Munda Wanga Environmental Park
Munda Wanga Environmental Park is a rescue center and a zoo located 16 km (10 mi) away from the city. The animals they have here are diverse, yet it does not compare to viewing wildlife in one of the national parks. In case you feel like going on a walk, another point of interest close by is the botanical garden. Locals enjoy coming here for picnics, since there aren’t many other opportunities in the city.
The National Museum
Pat cheetahs at Chaminuka Luxury Lodge and Game Reserve
Although it’s just 25 km (15 mi) away from Lusaka, it seems a totally different world.

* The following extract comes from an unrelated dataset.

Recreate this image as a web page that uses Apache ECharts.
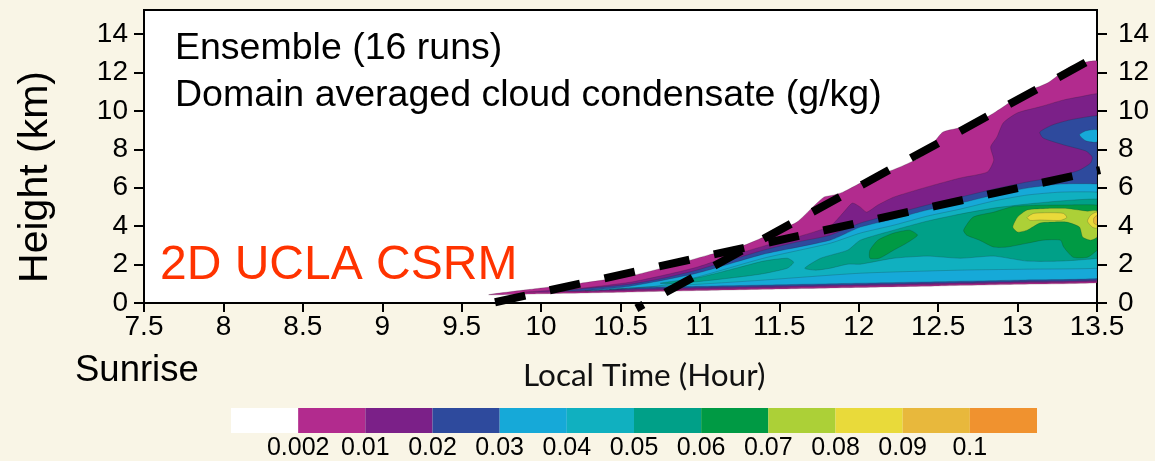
<!DOCTYPE html>
<html>
<head>
<meta charset="utf-8">
<script src="https://cdn.jsdelivr.net/npm/echarts@6/dist/echarts.min.js"></script>
<style>
  html, body { margin: 0; padding: 0; background: #f9f5e6; }
  #chart { width: 1155px; height: 461px; }
</style>
</head>
<body>
<div id="chart"></div>
<script>
// ---- axes ----
const timeMin = 7.5;
const timeMax = 13.5;
const heightTicks = [0, 2, 4, 6, 8, 10, 12, 14];

// ---- contour levels (g/kg) and their fill colours; index 0 is "below 0.002" ----
const levelLabels = ['0.002', '0.01', '0.02', '0.03', '0.04', '0.05', '0.06', '0.07', '0.08', '0.09', '0.1'];
const levelColors = ['#ffffff', '#b22b8e', '#7b2088', '#2e4a9d', '#16a9d8', '#10b0c0',
                     '#00a088', '#009a44', '#acd037', '#e9da3a', '#e8b83c', '#f0922f'];
const labelSlots = [1, 2, 3, 4, 5, 6, 7, 8, 9, 10, 11];

// ---- filled contour regions, [local time (h), height (km)] ----
const envelope002 = [[9.67,0.43],[9.93,0.71],[10.25,1.03],[10.58,1.44],[10.83,1.97],[11.05,2.49],[11.25,2.91],[11.46,3.64],[11.61,4.21],[11.71,4.99],[11.78,5.51],[11.84,5.62],[11.90,5.77],[12.01,6.24],[12.13,6.66],[12.26,7.08],[12.39,7.60],[12.47,8.33],[12.53,8.90],[12.66,9.17],[12.81,9.69],[12.91,10.21],[13.04,10.94],[13.19,11.46],[13.33,12.30],[13.44,12.56],[13.5,12.6],[13.5,12.4],[13.5,1.22],[13.5,1.05],[13.0,0.97],[12.5,0.89],[12.0,0.81],[11.5,0.73],[11.0,0.65],[10.5,0.56],[10.0,0.48]];
const layer001 = [[9.90,0.56],[10.25,0.77],[10.56,1.08],[10.77,1.44],[10.98,1.86],[11.19,2.44],[11.40,2.96],[11.61,3.43],[11.82,4.00],[11.90,4.68],[11.96,5.20],[12.01,4.99],[12.05,4.73],[12.12,5.10],[12.22,5.51],[12.43,6.04],[12.64,6.51],[12.81,6.82],[12.85,7.44],[12.83,8.12],[12.87,8.64],[12.91,9.38],[13.00,9.90],[13.14,10.21],[13.29,10.57],[13.39,10.73],[13.5,10.89],[13.5,10.7],[13.5,1.3],[13.5,1.12],[13.0,1.04],[12.5,0.96],[12.0,0.88],[11.5,0.80],[11.0,0.72],[10.5,0.63],[10.2,0.59]];
const layer002 = [[10.12,0.62],[10.56,0.98],[10.77,1.29],[10.98,1.71],[11.19,2.23],[11.40,2.75],[11.61,3.17],[11.82,3.53],[12.01,4.16],[12.22,4.63],[12.43,5.10],[12.64,5.51],[12.85,5.93],[13.06,6.30],[13.27,6.61],[13.39,6.92],[13.46,7.29],[13.47,7.60],[13.43,7.91],[13.29,8.23],[13.16,8.59],[13.14,8.90],[13.22,9.27],[13.33,9.53],[13.5,9.75],[13.5,9.55],[13.5,1.37],[13.5,1.19],[13.0,1.11],[12.5,1.03],[12.0,0.95],[11.5,0.87],[11.0,0.79],[10.6,0.72],[10.35,0.66]];
const layer003 = [[10.28,0.64],[10.56,0.87],[10.98,1.55],[11.40,2.54],[11.82,3.27],[12.01,3.95],[12.22,4.37],[12.43,4.84],[12.64,5.20],[12.85,5.62],[13.06,5.98],[13.27,6.19],[13.5,6.19],[13.5,6.0],[13.5,1.45],[13.5,1.27],[13.0,1.19],[12.5,1.11],[12.0,1.03],[11.5,0.95],[11.0,0.87],[10.7,0.82],[10.45,0.72]];
const spot003 = [[13.5,9.01],[13.43,8.96],[13.39,8.75],[13.43,8.44],[13.5,8.38]];
const layer004 = [[10.43,0.70],[10.75,0.90],[10.98,1.34],[11.40,2.33],[11.82,3.11],[12.01,3.64],[12.22,4.05],[12.43,4.52],[12.64,4.89],[12.85,5.31],[13.06,5.62],[13.27,5.77],[13.5,5.77],[13.5,5.6],[13.5,2.0],[13.5,1.81],[13.06,1.76],[12.64,1.71],[12.01,1.55],[11.38,1.18],[11.0,0.98],[10.72,0.86],[10.55,0.78]];
const layer005 = [[11.66,1.81],[11.76,2.33],[11.93,2.75],[12.01,3.27],[12.22,3.79],[12.43,4.26],[12.64,4.63],[12.85,4.94],[13.06,5.15],[13.27,5.31],[13.5,5.41],[13.5,5.2],[13.5,2.5],[13.5,2.33],[13.27,2.18],[13.06,2.18],[12.85,2.44],[12.64,2.33],[12.43,2.44],[12.22,2.33],[12.01,2.02],[11.93,2.02],[11.82,1.81],[11.73,1.71]];
const blob005 = [[10.75,1.03],[11.0,1.34],[11.25,1.86],[11.40,2.18],[11.55,2.33],[11.59,2.12],[11.55,1.81],[11.38,1.50],[11.13,1.24],[10.88,1.03]];
const blob006a = [[12.07,2.75],[12.12,3.27],[12.22,3.64],[12.32,3.79],[12.37,3.53],[12.30,3.11],[12.22,2.75],[12.13,2.33],[12.07,2.33]];
const blob006b = [[12.66,3.79],[12.72,4.47],[12.85,4.73],[12.97,5.02],[13.10,5.08],[13.27,5.10],[13.5,5.10],[13.5,4.9],[13.5,2.9],[13.5,2.75],[13.44,2.38],[13.35,2.38],[13.29,2.91],[13.27,3.27],[13.16,3.27],[13.06,3.11],[12.93,2.91],[12.85,2.91],[12.76,3.27],[12.68,3.53]];
const blob007 = [[12.97,3.95],[13.00,4.47],[13.06,4.84],[13.19,4.92],[13.31,4.92],[13.44,4.78],[13.5,4.78],[13.5,3.43],[13.46,3.27],[13.41,3.43],[13.39,3.95],[13.31,4.21],[13.22,4.21],[13.14,4.16],[13.06,3.79],[13.00,3.69]];
const blob008a = [[13.06,4.45],[13.10,4.66],[13.21,4.70],[13.29,4.66],[13.31,4.45],[13.27,4.30],[13.14,4.32],[13.08,4.30]];
const blob008b = [[13.5,4.73],[13.46,4.57],[13.44,4.26],[13.47,3.95],[13.5,3.90]];
const blob009 = [[13.5,4.55],[13.48,4.42],[13.48,4.16],[13.5,4.07]];

// ---- cloud-top growth lines ----
const growthLineA = [[9.71, 0.04], [13.52, 6.92]];
const growthLineB = [[10.60, -0.28], [13.46, 12.66]];

// painting order: lowest level first
const patches = [
  { level: 1, points: envelope002 },
  { level: 2, points: layer001 },
  { level: 3, points: layer002 },
  { level: 4, points: layer003 },
  { level: 4, points: spot003 },
  { level: 5, points: layer004 },
  { level: 6, points: layer005 },
  { level: 6, points: blob005 },
  { level: 7, points: blob006a },
  { level: 7, points: blob006b },
  { level: 8, points: blob007 },
  { level: 9, points: blob008a },
  { level: 9, points: blob008b },
  { level: 10, points: blob009 }
];

const fontFamily = '"Liberation Sans", Arial, Helvetica, sans-serif';
const axisLineStyle = { color: '#000', width: 2 };

const chart = echarts.init(document.getElementById('chart'), null, { renderer: 'canvas' });

const option = {
  backgroundColor: '#f9f5e6',
  animation: false,
  grid: [
    { left: 144, right: 58, top: 10, bottom: 158, show: true, backgroundColor: '#ffffff',
      borderColor: '#000', borderWidth: 2 },
    { left: 231, width: 806, top: 408, height: 26, show: false }
  ],
  xAxis: [
    {
      gridIndex: 0, type: 'value', min: timeMin, max: timeMax, interval: 0.5,
      axisLine: { show: true, onZero: false, lineStyle: axisLineStyle },
      axisTick: { show: true, length: 9, lineStyle: axisLineStyle },
      axisLabel: { color: '#000', fontSize: 28, fontFamily: fontFamily, margin: 10 },
      splitLine: { show: false }
    },
    {
      gridIndex: 1, type: 'value', min: 0, max: levelColors.length,
      axisLine: { show: false }, axisTick: { show: false }, splitLine: { show: false },
      axisLabel: {
        customValues: labelSlots,
        formatter: (v) => levelLabels[Math.round(v) - 1] || '',
        color: '#000', fontSize: 25, fontFamily: fontFamily, margin: 3
      }
    }
  ],
  yAxis: [
    {
      gridIndex: 0, type: 'value', min: 0, max: 15.25, position: 'left',
      axisLine: { show: true, lineStyle: axisLineStyle },
      axisTick: { show: true, length: 10, customValues: heightTicks, lineStyle: axisLineStyle },
      axisLabel: { customValues: heightTicks, color: '#000', fontSize: 28, fontFamily: fontFamily, margin: 16 },
      splitLine: { show: false }
    },
    {
      gridIndex: 0, type: 'value', min: 0, max: 15.25, position: 'right',
      axisLine: { show: true, lineStyle: axisLineStyle },
      axisTick: { show: true, length: 10, customValues: heightTicks, lineStyle: axisLineStyle },
      axisLabel: { customValues: heightTicks, color: '#000', fontSize: 28, fontFamily: fontFamily, margin: 21 },
      splitLine: { show: false }
    },
    { gridIndex: 1, type: 'value', min: 0, max: 1, show: false }
  ],
  series: [
    {
      name: 'condensate',
      type: 'custom',
      xAxisIndex: 0, yAxisIndex: 0,
      clip: true, silent: true,
      data: patches.map(p => p.points[0]),
      renderItem: (params, api) => {
        const patch = patches[params.dataIndex];
        return {
          type: 'polygon',
          shape: { points: patch.points.map(q => api.coord(q)), smooth: 0.2 },
          style: { fill: levelColors[patch.level], stroke: 'rgba(30,30,30,0.35)', lineWidth: 0.6 }
        };
      }
    },
    {
      name: 'colorbar',
      type: 'custom',
      xAxisIndex: 1, yAxisIndex: 2,
      silent: true,
      data: levelColors.map((c, i) => [i, 0]),
      renderItem: (params, api) => {
        const i = api.value(0);
        const a = api.coord([i, 1]);
        const b = api.coord([i + 1, 0]);
        return {
          type: 'rect',
          shape: { x: a[0], y: a[1], width: b[0] - a[0], height: b[1] - a[1] },
          style: { fill: levelColors[i] }
        };
      }
    },
    {
      name: 'growth A', type: 'line', xAxisIndex: 0, yAxisIndex: 0,
      data: growthLineA, symbol: 'none', clip: false, silent: true, z: 10,
      lineStyle: { color: '#000', width: 8, type: [31, 25], dashOffset: 0, cap: 'butt' }
    },
    {
      name: 'growth B', type: 'line', xAxisIndex: 0, yAxisIndex: 0,
      data: growthLineB, symbol: 'none', clip: false, silent: true, z: 10,
      lineStyle: { color: '#000', width: 8, type: [31, 25], dashOffset: 23, cap: 'butt' }
    }
  ],
  graphic: [
    { type: 'text', left: 175, top: 30, z: 20,
      style: { text: 'Ensemble (16 runs)', font: '37.5px ' + fontFamily, fill: '#000' } },
    { type: 'text', left: 175, top: 77, z: 20,
      style: { text: 'Domain averaged cloud condensate (g/kg)', font: '37.5px ' + fontFamily, fill: '#000' } },
    { type: 'text', left: 160, top: 242, z: 20,
      style: { text: '2D UCLA CSRM', font: '48px ' + fontFamily, fill: '#ff3300' } },
    { type: 'text', x: 36, y: 177, rotation: Math.PI / 2, z: 20,
      style: { text: 'Height (km)', font: '41px ' + fontFamily, fill: '#000', align: 'center', verticalAlign: 'middle' } },
    { type: 'text', left: 75, top: 352, z: 20,
      style: { text: 'Sunrise', font: '36.5px ' + fontFamily, fill: '#000' } },
    { type: 'text', left: 523, top: 360, z: 20,
      style: { text: 'Local Time (Hour)', font: '31.5px Lato, "Open Sans", sans-serif', fill: '#111' } }
  ]
};

chart.setOption(option);
</script>
</body>
</html>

Chaminuka is both a lodge and a conservancy. Don’t expect the same amount of animals like in a national park - the area is much smaller and some of the animals are rather accustomed to people. However, they offer a wide range of activities from fishing to bird watching to bush walks and walking with cheetahs!
Observe crocodiles at Kalimba Reptile Park
Enthusiastic to see reptiles of all sorts? This is the perfect place for you. Here you can see pythons, huge crocodiles, turtles and other snake species. If you’re traveling with your kids, this is a place you can consider stopping. It’s northeast from Lusaka, about 20 km (12 mi) away. You can plan spending here an afternoon or just a few hours. In case you’re not vegetarian, they also offer crocodile meat hamburgers and barbecue.
Lusaka National Park
Zambia’s newest and smallest national park is very close to Lusaka, making it a good destination for a day trip. Although there are yet many animals, you should be able to see rhinos and maybe giraffes and zebras. The chosen location of Lusaka National Park is rather curious - close to the city and populated area. You can plan a few hours for the visit.